Stick the camera in your hand, though, and your thumb and forefinger will make their way around the controls.

Where your forefinger goes, there’s the shutter button sitting atop a power switch, surrounded by a control wheel, and two buttons acting for metering choice and WiFi. Behind this are your mode wheels, with the big one letting you jump easily between manual and auto modes, and shooting speeds.

Then you have a neat selection of buttons and a flat control wheel with a directional pad underneath next to the screen, which pulls out and can be articulated in various directions. And even though there are buttons on the side, Samsung has provided an OLED touchscreen to use here, too.

Samsung’s “I-Function” concept is here too, making it possible to change shutter speed and aperture, not to mention ISO, while simple holding the lens.

So you have a few options at your disposal, but the real question is, how does it play?

Image from the Samsung NX30. Full size image available by clicking on the photo (warning: 7.7MB)

Not bad would be where we’ll start from, and move from there, as the NX30 feels more like a tightening of the design and technology the company has been using in its cameras.

Provided the camera is paired with a decent lens, the image quality appears to be pretty good, with sharp details, solid colour recreation, and a good assortment of controls for the modes on offer.

Up close on JPEG mode, there’s a fair amount of clarity, though we suspect the firmware will be tightened the closer the camera gets to full production, which will likely deliver just that extra hint of sharpness photographers will pixel peep for.

Image from the Samsung NX30 (100 percent crop).

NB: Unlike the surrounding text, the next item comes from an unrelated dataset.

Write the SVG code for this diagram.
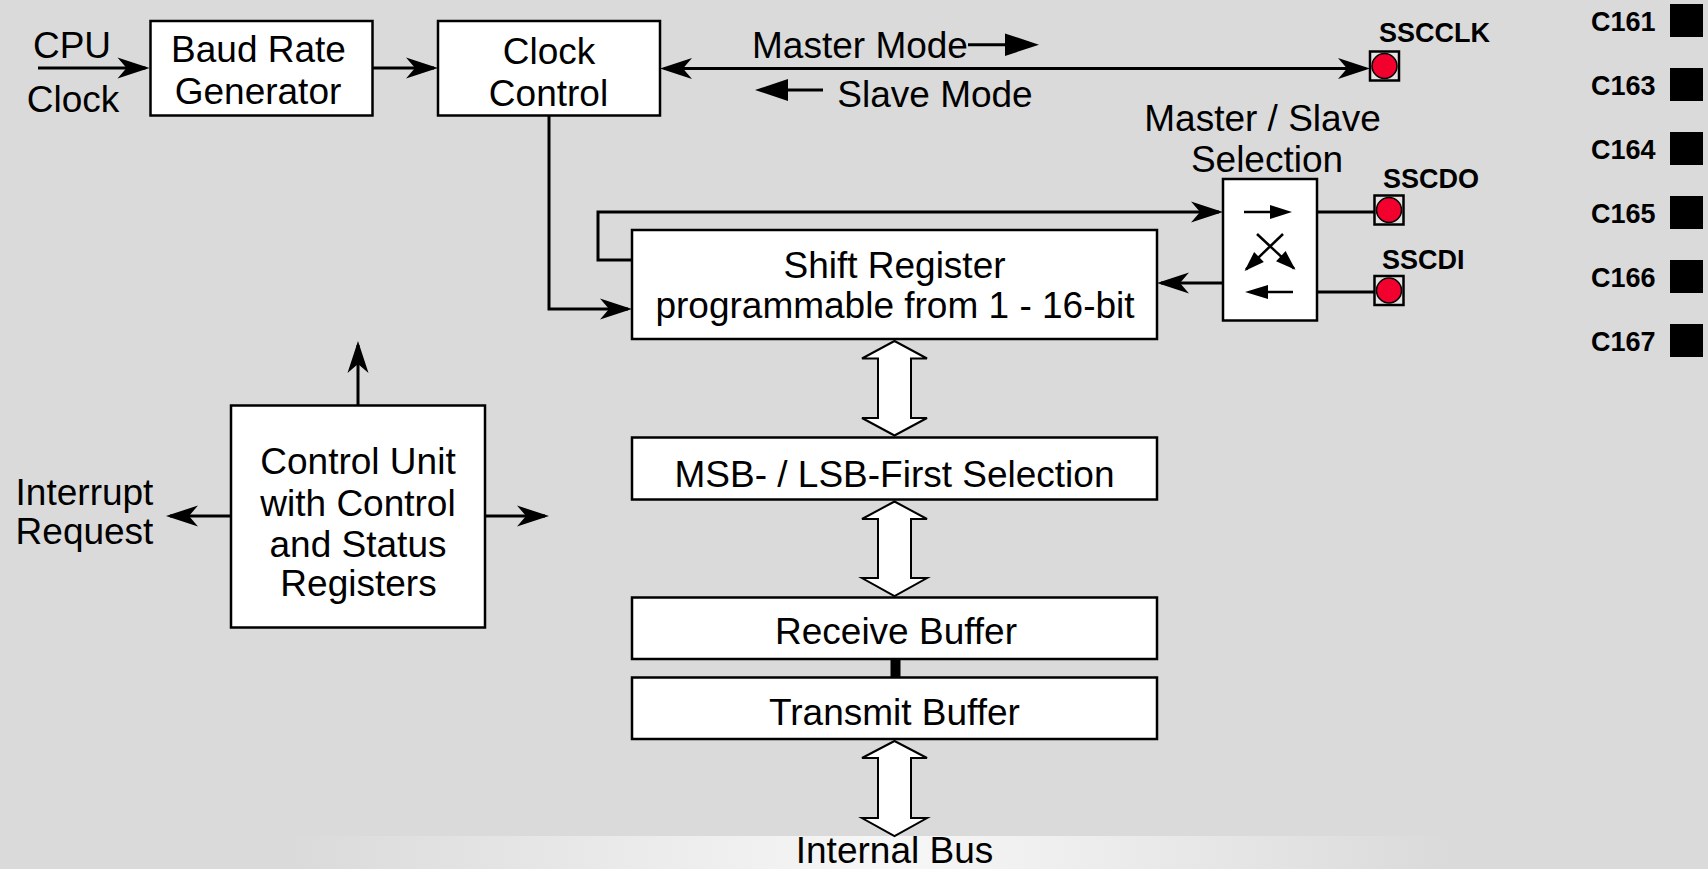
<svg xmlns="http://www.w3.org/2000/svg" width="1708" height="869" viewBox="0 0 1708 869">
  <style>
    .box { fill: #ffffff; stroke: #000000; stroke-width: 2.5; }
    .lbl { font-family: "Liberation Sans", Arial, sans-serif; font-size: 37px; fill: #000000; text-anchor: middle; }
    .pinlbl { font-family: "Liberation Sans", Arial, sans-serif; font-size: 27px; font-weight: bold; fill: #000000; }
    .devlbl { font-family: "Liberation Sans", Arial, sans-serif; font-size: 27px; font-weight: bold; fill: #000000; }
    .wire { fill: none; stroke: #000000; stroke-width: 3; }
    .thin { fill: none; stroke: #000000; stroke-width: 2.5; }
    .bus { fill: #ffffff; stroke: #000000; stroke-width: 2; stroke-linejoin: miter; }
    .pad { fill: #e4e4e4; stroke: #000000; stroke-width: 2.5; }
    .dot { fill: #f2002e; stroke: #000000; stroke-width: 1.5; }
  </style>
  <defs>
    <!-- barbed arrowhead; tip sits 4 units past the line end -->
    <marker id="barb" viewBox="-30 -12 36 24" refX="0" refY="0" markerWidth="36" markerHeight="24" orient="auto-start-reverse" markerUnits="userSpaceOnUse">
      <path d="M4,0 L-28,-10.5 L-19,0 L-28,10.5 Z" fill="#000000"/>
    </marker>
    <marker id="tri" viewBox="-22 -9 26 18" refX="0" refY="0" markerWidth="26" markerHeight="18" orient="auto" markerUnits="userSpaceOnUse">
      <path d="M2,0 L-18,-7 L-18,7 Z" fill="#000000"/>
    </marker>
    <linearGradient id="band" gradientUnits="userSpaceOnUse" x1="290" y1="0" x2="1450" y2="0">
      <stop offset="0" stop-color="#dadada"/>
      <stop offset="0.52" stop-color="#f7f7f7"/>
      <stop offset="1" stop-color="#dadada"/>
    </linearGradient>
  </defs>

  <!-- page background and bus band -->
  <rect x="0" y="0" width="1708" height="869" fill="#dadada"/>
  <rect x="0" y="836" width="1708" height="33" fill="url(#band)"/>

  <!-- connectors -->
  <g id="connectors">
    <path class="wire" d="M38,68 H145.5" marker-end="url(#barb)"/>
    <path class="wire" d="M372.5,68 H434" marker-end="url(#barb)"/>
    <path class="wire" d="M664,68.5 H1366" marker-start="url(#barb)" marker-end="url(#barb)"/>
    <path class="wire" d="M549,115.5 V309 H628" marker-end="url(#barb)"/>
    <path class="wire" d="M631.5,260 H598 V212 H1219" marker-end="url(#barb)"/>
    <path class="wire" d="M1223,283 H1161" marker-end="url(#barb)"/>
    <path class="wire" d="M1317,212 H1374"/>
    <path class="wire" d="M1317,292 H1374"/>
    <path class="wire" d="M358,405.5 V345" marker-end="url(#barb)"/>
    <path class="wire" d="M231,516 H170" marker-end="url(#barb)"/>
    <path class="wire" d="M485,516 H545" marker-end="url(#barb)"/>

    <!-- mode direction hints -->
    <path class="wire" d="M968,44.7 H1006"/>
    <polygon points="1005,33.5 1039,44.7 1005,56" fill="#000000"/>
    <polygon points="755,90 788,79 788,101" fill="#000000"/>
    <path class="wire" d="M788,90 H823"/>

    <!-- hollow bus arrows -->
    <polygon class="bus" points="894.5,341 927,358.5 911,358.5 911,418 927,418 894.5,435.5 862,418 878,418 878,358.5 862,358.5"/>
    <polygon class="bus" points="894.5,501.5 927,519 911,519 911,578 927,578 894.5,596 862,578 878,578 878,519 862,519"/>
    <polygon class="bus" points="894.5,741 927,758 911,758 911,818 927,818 894.5,836 862,818 878,818 878,758 862,758"/>

    <!-- receive / transmit buffer link -->
    <rect x="890.5" y="659" width="10" height="18.5" fill="#000000"/>
  </g>

  <!-- blocks -->
  <g id="cpu-clock">
    <text class="lbl" x="72" y="58">CPU</text>
    <text class="lbl" x="73" y="112">Clock</text>
  </g>

  <g id="baud-rate-generator">
    <rect class="box" x="150.5" y="21" width="222" height="94.5"/>
    <text class="lbl" x="258.5" y="62">Baud Rate</text>
    <text class="lbl" x="258" y="104">Generator</text>
  </g>

  <g id="clock-control">
    <rect class="box" x="438" y="21" width="222" height="94.5"/>
    <text class="lbl" x="549" y="64">Clock</text>
    <text class="lbl" x="548.5" y="106">Control</text>
  </g>

  <g id="mode-labels">
    <text class="lbl" x="860" y="58">Master Mode</text>
    <text class="lbl" x="935" y="107">Slave Mode</text>
  </g>

  <g id="master-slave-selection">
    <text class="lbl" x="1262.5" y="130.5">Master / Slave</text>
    <text class="lbl" x="1267" y="171.5">Selection</text>
    <rect class="box" x="1223" y="179" width="94" height="141.5"/>
    <path class="thin" d="M1244,212 H1271"/>
    <polygon points="1270,205 1292,212 1270,219" fill="#000000"/>
    <path class="thin" d="M1257,234 L1294,268.5" marker-end="url(#tri)"/>
    <path class="thin" d="M1283,234 L1246,269.5" marker-end="url(#tri)"/>
    <path class="thin" d="M1293,292 H1267"/>
    <polygon points="1268,285 1245,292 1268,299" fill="#000000"/>
  </g>

  <g id="shift-register">
    <rect class="box" x="632" y="230" width="525" height="109"/>
    <text class="lbl" x="894.5" y="278">Shift Register</text>
    <text class="lbl" x="895" y="318">programmable from 1 - 16-bit</text>
  </g>

  <g id="msb-lsb-selection">
    <rect class="box" x="632" y="437.5" width="525" height="62"/>
    <text class="lbl" x="894.5" y="487">MSB- / LSB-First Selection</text>
  </g>

  <g id="receive-buffer">
    <rect class="box" x="632" y="597.5" width="525" height="61.5"/>
    <text class="lbl" x="896" y="644">Receive Buffer</text>
  </g>

  <g id="transmit-buffer">
    <rect class="box" x="632" y="677.5" width="525" height="61.5"/>
    <text class="lbl" x="894.5" y="725">Transmit Buffer</text>
  </g>

  <g id="internal-bus">
    <text class="lbl" x="894.5" y="863">Internal Bus</text>
  </g>

  <g id="control-unit">
    <rect class="box" x="231" y="405.5" width="254" height="222"/>
    <text class="lbl" x="358" y="474">Control Unit</text>
    <text class="lbl" x="358" y="515.5">with Control</text>
    <text class="lbl" x="358" y="556.5">and Status</text>
    <text class="lbl" x="358.5" y="596">Registers</text>
  </g>

  <g id="interrupt-request">
    <text class="lbl" x="84.5" y="505">Interrupt</text>
    <text class="lbl" x="84.5" y="544">Request</text>
  </g>

  <!-- port pins -->
  <g id="pin-sscclk">
    <rect class="pad" x="1370" y="51.5" width="29" height="29"/>
    <circle class="dot" cx="1384.5" cy="66" r="12.5"/>
    <text class="pinlbl" x="1379" y="41.5">SSCCLK</text>
  </g>

  <g id="pin-sscdo">
    <rect class="pad" x="1374.5" y="195.5" width="29" height="29"/>
    <circle class="dot" cx="1389" cy="210" r="12.5"/>
    <text class="pinlbl" x="1383" y="188">SSCDO</text>
  </g>

  <g id="pin-sscdi">
    <rect class="pad" x="1374.5" y="276" width="29" height="29"/>
    <circle class="dot" cx="1389" cy="290.5" r="12.5"/>
    <text class="pinlbl" x="1382" y="269">SSCDI</text>
  </g>

  <!-- device list -->
  <g id="device-list">
    <text class="devlbl" x="1591" y="30.7">C161</text>
    <rect x="1670" y="4" width="33" height="33" fill="#000000"/>
    <text class="devlbl" x="1591" y="94.7">C163</text>
    <rect x="1670" y="68" width="33" height="33" fill="#000000"/>
    <text class="devlbl" x="1591" y="158.7">C164</text>
    <rect x="1670" y="132" width="33" height="33" fill="#000000"/>
    <text class="devlbl" x="1591" y="222.7">C165</text>
    <rect x="1670" y="196" width="33" height="33" fill="#000000"/>
    <text class="devlbl" x="1591" y="286.7">C166</text>
    <rect x="1670" y="260" width="33" height="33" fill="#000000"/>
    <text class="devlbl" x="1591" y="350.7">C167</text>
    <rect x="1670" y="324" width="33" height="33" fill="#000000"/>
  </g>
</svg>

Full size image available by clicking on the photo (warning: 5.8MB)

Out of the box, we’re a little surprised to see the 18-55 from the NX300 paired here, which seems a little under-classed for this camera, and is basically like including a bottleneck in the box.

Testing it, you’ll get decent shots from that lens, but it would be more in the owner’s interest to match the NX30 with something a little more substantial, such as the 85mm f/1.4, the 60mm f/2.8 macro, or the new 16-50 f/2-2.8, the latter two we tested on this trip.

Not only does the lens quality feel better suited to the NX30 for images, but also the build, which is far less plastic on these bigger lenses, and makes you feel like you’re holding something substantial.

On the mode side of things, there’s your typical assortment of manual modes, such as Aperture, Shutter speed, Program, and Manual, as well as scene and auto detection modes, plus a WiFi mode if needed to share between devices.

Two custom modes are also available, and while these are great for pairing specific colour settings, they also allow you to set specific settings for starting points when you switch into the mode, with the inclusion of ISO, aperture, shutter speed, and focus type. Drive speed, however, is handled by the wheel on the top of the camera, so regardless of what mode you setup, you can always switch into single or burst modes.